Classical Music
- Frequency: Monthly
- First issue: 25 September 1976
- Company: Rhinegold Publishing
- Country: United Kingdom
- Based in: London
- Website: Official site
- ISSN: 0961-2696

= Classical Music (magazine) =

Classical music magazine

Classical Music is a trade magazine for the classical music industry. It co-sponsors the annual ABO/Rhinegold Awards for backstage work in music, held for the first time in January 2012, and has a network of correspondents worldwide.

Its website includes news on the classical music industry. The magazine published an account of the interruption by protesters of the Jerusalem Quartet's concert at London's Wigmore Hall on 29 March 2010. It was published by Rhinegold Publishing, and is now published by the Mark Allen Group.

Previous editions have been co-edited by industry experts, including Deborah Annetts (Incorporated Society of Musicians), Julian Lloyd-Webber and Bob Chilcott.

== History ==
Classical Music started out as Classical Music Weekly, launched under editor Trevor Richardson in 1976. In a retrospective for the 500th issue, he wrote, "CMW was printed on the same presses as Private Eye at the Socialist Workers Press in Bethnal Green ... We worked hard, laughed a lot and panicked frequently."

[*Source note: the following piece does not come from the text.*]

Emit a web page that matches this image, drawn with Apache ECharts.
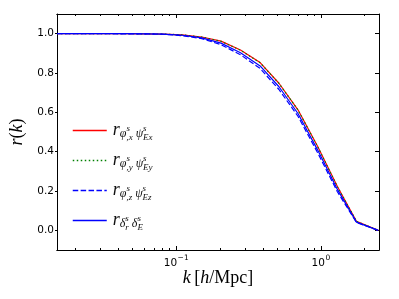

After nine months, Rhinegold Publishing took over the title, changing the frequency to fortnightly. After a further nine months, as Classical Music & Album Review, in 1979 it was given the title Classical Music.

The second editor of the magazine, Robert Maycock, held the position from September 1977 to June 1986. He was succeeded by Graeme Kay, who was in turn succeeded by Keith Clarke in 1991, followed by Kimon Daltas, who took over in 2013. In 2017, Ashutosh Khandekar and Owen Mortimer took over the title as managing editors.

Past members of the magazine's editorial team include Richard Morrison, chief music critic at The Times, BBC Radio 3 presenter Graeme Kay, opera producer Mike Ashman and Fleet Street arts correspondent Dalya Alberge.